Battlestar Galactica is an American science fiction franchise created by Glen A. Larson. The franchise began with the Battlestar Galactica TV series in 1978, and was followed by a brief sequel TV series in 1980, a line of book adaptations, original novels, comic books, a board game, and video games. The reimagined miniseries Battlestar Galactica, developed by Ronald D. Moore and David Eick, was first telecast in 2003, and this concept was continued with another Battlestar Galactica TV series telecast from 2004 to 2009. A prequel TV series, Caprica, began airing in 2010.

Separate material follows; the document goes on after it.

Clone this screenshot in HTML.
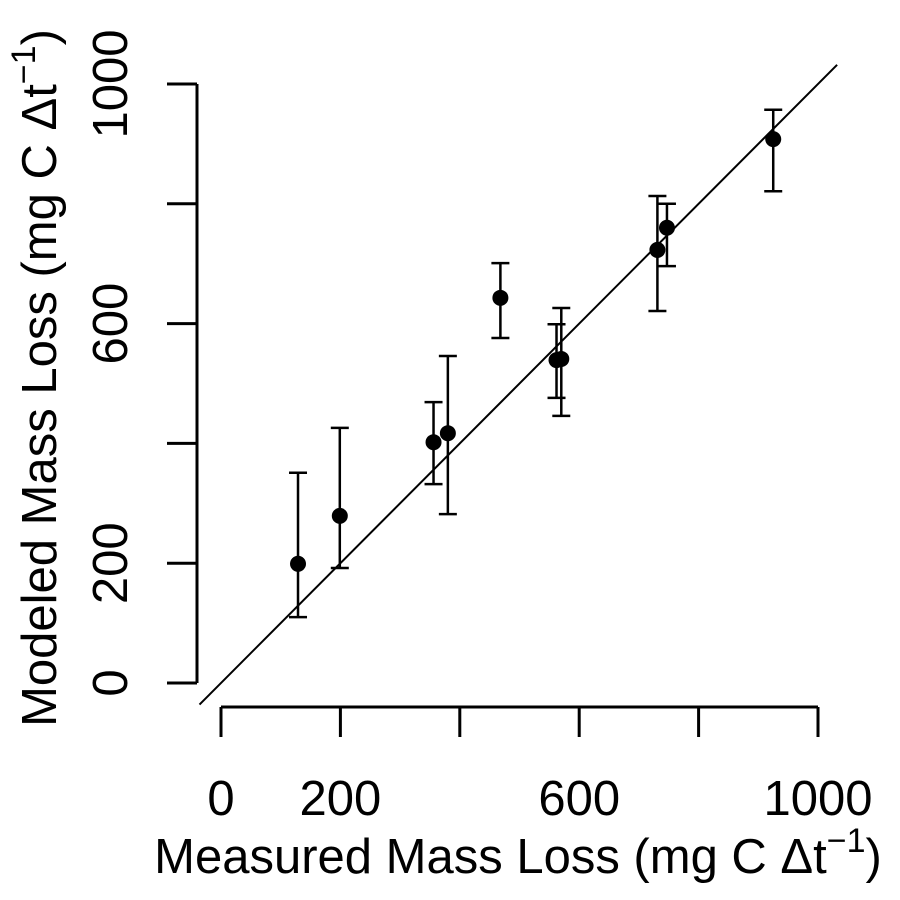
<!DOCTYPE html>
<html><head><meta charset="utf-8"><style>body{margin:0;background:#fff}svg{display:block;font-family:"Liberation Sans",sans-serif}</style></head>
<body>
<svg id="chart" width="900" height="900" viewBox="0 0 900 900">
<g id="axes"></g><g id="marks"></g>
<text x="518" y="873" font-size="49" text-anchor="middle">Measured Mass Loss (mg C Δt<tspan dy="-21" font-size="34">−1</tspan><tspan dy="21">)</tspan></text>
<text transform="translate(56,378) rotate(-90)" font-size="49" text-anchor="middle">Modeled Mass Loss (mg C Δt<tspan dy="-21" font-size="34">−1</tspan><tspan dy="21">)</tspan></text>
</svg>
<script>
const measured=[129,199,356,380,468,562,570,731,747,925];
const modeled=[199,279,402,417,643,539,541,723,760,908];
const errHigh=[351,426,469,546,701,599,626,813,800,957];
const errLow=[110,192,332,282,576,476,446,621,696,821];
const xTicks=[0,200,400,600,800,1000];
const xTickLabels=["0","200","","600","","1000"];
const yTicks=[0,200,400,600,800,1000];
const yTickLabels=["0","200","","600","","1000"];
const NS="http://www.w3.org/2000/svg";
const X=v=>221+v*0.597, Y=v=>683-v*0.599;
function mk(t,a,p){const e=document.createElementNS(NS,t);for(const k in a)e.setAttribute(k,a[k]);p.appendChild(e);return e;}
const ax=document.getElementById('axes'), mg=document.getElementById('marks');
let l=mk('line',{x1:X(0),x2:X(1000),y1:707,y2:707,stroke:'#000','stroke-width':3},ax);


l=mk('line',{x1:197,x2:197,y1:Y(0),y2:Y(1000),stroke:'#000','stroke-width':3},ax);


xTicks.forEach((v,i)=>{
 const t=mk('line',{x1:X(v),x2:X(v),y1:707,y2:737,stroke:'#000','stroke-width':3},ax);
 
 
 if(xTickLabels[i]){const s=mk('text',{x:X(v),y:815,'font-size':49,'text-anchor':'middle'},ax);s.textContent=xTickLabels[i];
 
 }
});
yTicks.forEach((v,i)=>{
 const t=mk('line',{x1:167,x2:197,y1:Y(v),y2:Y(v),stroke:'#000','stroke-width':3},ax);
 
 
 if(yTickLabels[i]){const s=mk('text',{transform:`translate(127,${Y(v)}) rotate(-90)`,'font-size':49,'text-anchor':'middle'},ax);s.textContent=yTickLabels[i];
 
 }
});
l=mk('line',{x1:X(-36),y1:Y(-36),x2:X(1032),y2:Y(1032),stroke:'#000','stroke-width':2},mg);


measured.forEach((m,i)=>{
 const g=mk('g',{},mg);
 
 
 const x=X(m);
 mk('line',{x1:x,x2:x,y1:Y(errHigh[i]),y2:Y(errLow[i]),stroke:'#000','stroke-width':2.5},g);
 mk('line',{x1:x-9,x2:x+9,y1:Y(errHigh[i]),y2:Y(errHigh[i]),stroke:'#000','stroke-width':2.5},g);
 mk('line',{x1:x-9,x2:x+9,y1:Y(errLow[i]),y2:Y(errLow[i]),stroke:'#000','stroke-width':2.5},g);
 mk('circle',{cx:x,cy:Y(modeled[i]),r:8,fill:'#000'},g);
});
</script>
</body></html>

All Battlestar Galactica productions share the premise that in a distant part of our galaxy, a human civilization lives on a group of planets known as the Twelve Colonies, to which they have migrated from their ancestral homeworld of Kobol. The Twelve Colonies have warred for decades with a cybernetic race known as the Cylons, whose goal is the extermination of the human race.
The Cylon Empire offers peace to the humans, which proves a ruse. With the aid of a human traitor named Baltar, the Cylons carry out a massive attack on the home planets of the Twelve Colonies and on the Colonial Fleet of starships that protect them. These attacks devastate the Colonial Fleet, lay waste to the Colonies, and destroy their populations.
Scattered survivors flee into outer space aboard available spaceships. Of the entire Colonial battle fleet, only the Battlestar Galactica, a gigantic aircraft carrier of outer space, appears to have survived the Cylon conflagration. Months later, it is discovered that another Battlestar, the Pegasus, has also survived and fled into deep space under the command of Commander Cain (Admiral Cain in the reimagined series), carrying out months of hit-and-run attacks against Cylon bases and raiding them for necessary supplies.
Under the leadership of Commander Adama, the Galactica and the pilots of "Viper" fighters lead a fugitive fleet of survivors in search of the fabled thirteenth colony known as Earth.